It has been 117 years since the advent of synthetic plastic, so, literally no one alive today has lived in an entirely plastic-free world and no one ever will. From 1907, when it was first produced under the brand ‘Bakelite’ to today, plastic has consumed the world in all aspects. While plastic is a necessary product in the healthcare industry, globally, it has also become the most used material. Its durability, once marvelled at, is now a curse: plastic bottles made today will still be around in the year 2400, perhaps longer.
The Belgian chemist Leo Baekeland, who invented Bakelite, was an innovator whose company developed the first commercially successful photographic paper, which he sold to the entity known today as Kodak. After he was granted the patent for his synthetic plastic product by the US Patent and Trademark Office in 1909, Bakelite took off. Soon there were telephones, radios and even coffins made of the product that by 1944 appeared in some 15,000 applications. Leo Baekeland was quoted as saying that he had ventured into the field to make money. He did.
A century later, Bakelite is vintage. Today’s plastics are the insidious polystyrene, polyethylene (PE) and polyethylene terephthalate (PET). The applications are so varied they almost cannot be counted. They are used everywhere, by everyone, often almost unthinkingly and channel billions of dollars into the already lucrative oil and gas industry. They have continued the course set by Baekeland and outstripped him in every sense, the very worst being the utter pollution endangering both the planet and human health.
Over the years, the industry has used language and advertisements as placebos in an attempt to lull the undiscerning into a false sense of security. They pushed PET as recyclable without divulging that it is unlikely to maintain its quality during that process. The degradation that occurs not only generates waste, but makes it expensive. The reality is that of the almost 35 million tonnes of PET produced every year, only about nine percent is recycled. The rest of it ends up in landfills, in the ocean, or is burned. As terrible as that is, it gets worse. The actual making of PET products is highly polluting. Some 90 percent of greenhouse gas emissions associated with plastics occur at the processing stage. Further, from beginning to end, microplastics are released. These miniscule particles that are invisible to the human eye, find their way into air, water, soil, in the stomachs of fish, and in the placentas of pregnant women. In fact scientists have estimated that the average person could easily unknowingly ingest about five grammes of microplastics a week.
These are among the reasons why the UN Environment Assembly’s Intergovernmental Negotiating Committee (INC) session, billed for next week in Ottawa, Canada, is supremely important. The objective of the INC is to develop an internationally binding instrument on plastic pollution. This is the fourth session, billed as INC-4. The first was held at the end of 2022, the second in June 2023, and the third in November last year. INC-5 is set for November this year in South Korea.
Ideally, this treaty will be in place by 2025, although there has been push back and lobbying by the oil and gas and plastics industries, which are against phasing out, and claiming that they are investing in recycling. This hoax has been pulled on the world for years.
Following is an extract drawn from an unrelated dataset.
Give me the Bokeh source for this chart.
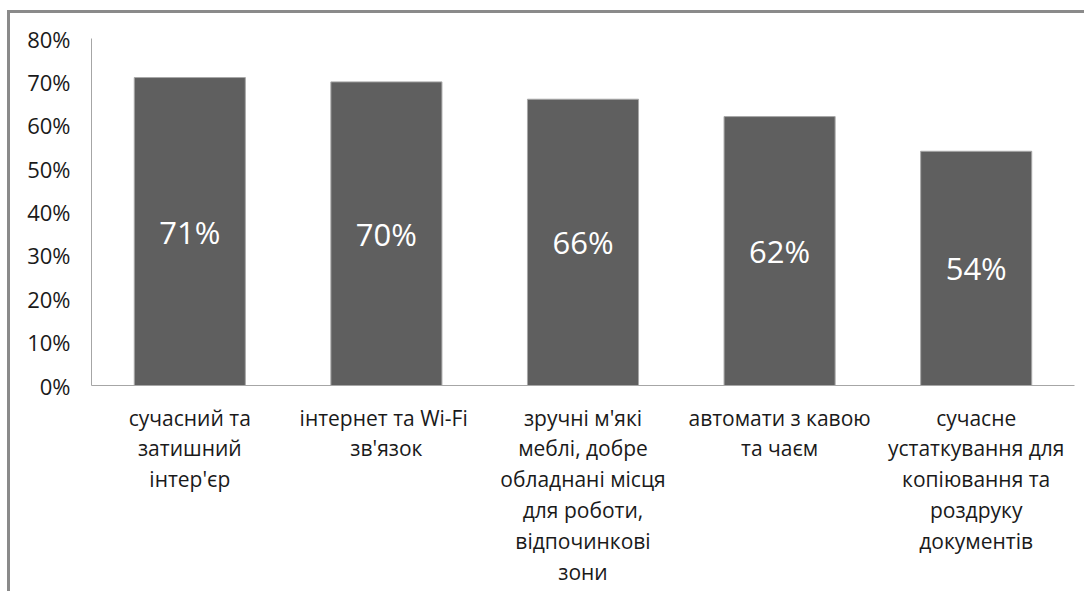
from bokeh.plotting import figure
from bokeh.models import ColumnDataSource, LabelSet, NumeralTickFormatter, FixedTicker
from bokeh.core.properties import value
from bokeh.embed import file_html
from bokeh.resources import INLINE

categories = [
    "сучасний та\nзатишний\nінтер'єр",
    "інтернет  та Wi-Fi\nзв'язок",
    "зручні м'які\nмеблі, добре\nобладнані місця\nдля роботи,\nвідпочинкові\nзони",
    "автомати з кавою\nта чаєм",
    "сучасне\nустаткування для\nкопіювання та\nроздруку\nдокументів",
]
values = [0.71, 0.70, 0.66, 0.62, 0.54]
y_ticks = [0, 0.1, 0.2, 0.3, 0.4, 0.5, 0.6, 0.7, 0.8]

FONT = "Open Sans"

source = ColumnDataSource(data=dict(
    cat=categories,
    val=values,
    mid=[v / 2 for v in values],
    txt=[f"{round(v * 100)}%" for v in values],
))

p = figure(
    x_range=categories, y_range=(0, 0.8),
    width=1077, height=581,
    output_backend="svg", toolbar_location=None,
    min_border_left=81, min_border_right=13, min_border_top=25, min_border_bottom=209,
)
p.styles = {"border-top": "3px solid #8a8a8a", "border-left": "3px solid #8a8a8a",
            "margin-top": "10px", "margin-left": "7px"}

p.vbar(x="cat", top="val", width=0.565, source=source,
       fill_color="#5f5f5f", line_color="#a8a8a8", line_width=1)

labels = LabelSet(x="cat", y="mid", text="txt", source=source,
                  text_align="center", text_baseline="middle",
                  text_color="white", text_font_size="31px", text_font=value(FONT))
p.add_layout(labels)

p.outline_line_color = None
p.grid.grid_line_color = None
p.background_fill_color = "white"
p.border_fill_color = "white"

p.yaxis.ticker = FixedTicker(ticks=y_ticks)
p.yaxis.formatter = NumeralTickFormatter(format="0%")
p.yaxis.major_tick_line_color = None
p.yaxis.minor_tick_line_color = None
p.yaxis.major_tick_out = 0
p.yaxis.major_label_standoff = 21
p.yaxis.axis_line_color = "#a6a6a6"
p.yaxis.major_label_text_font = FONT
p.yaxis.major_label_text_font_size = "22px"
p.yaxis.major_label_text_color = "#1a1a1a"

p.xaxis.major_tick_line_color = None
p.xaxis.major_tick_out = 0
p.xaxis.major_label_standoff = 18
p.xaxis.axis_line_color = "#a6a6a6"
p.xaxis.major_label_text_font = FONT
p.xaxis.major_label_text_font_size = "21px"
p.xaxis.major_label_text_color = "#1a1a1a"
p.xaxis.major_label_text_line_height = 1.1
p.xaxis.major_label_text_align = "center"

open("out.html", "w").write(file_html(p, INLINE))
Hopefully leaders will rally against it this time around.
Several countries, including Rwanda, Kenya, St Kitts and Nevis, Bangladesh and France are ahead of the treaty and have already banned single-use plastics. Guyana, as has been said in this column before, missed an opportunity when it failed to follow up on the styrofoam ban which came into effect in 2016. Nevertheless, it is not too late to begin to move in that direction right now.
In the face of its oil and gas exploitation, a ban on single-use plastics – bags, bottles and straws – is not only the right thing to do but necessary. It would, for example, drastically reduce solid waste, which is at peak crisis right now, particularly in the city. Further, eliminating a source of pollution would surely fall within the green objectives the government is touting. Obviously, it is not going to be a popular decision, particularly with the private sector. However, governing a country is not a popularity contest, it is about doing what is in the best interests of all the people.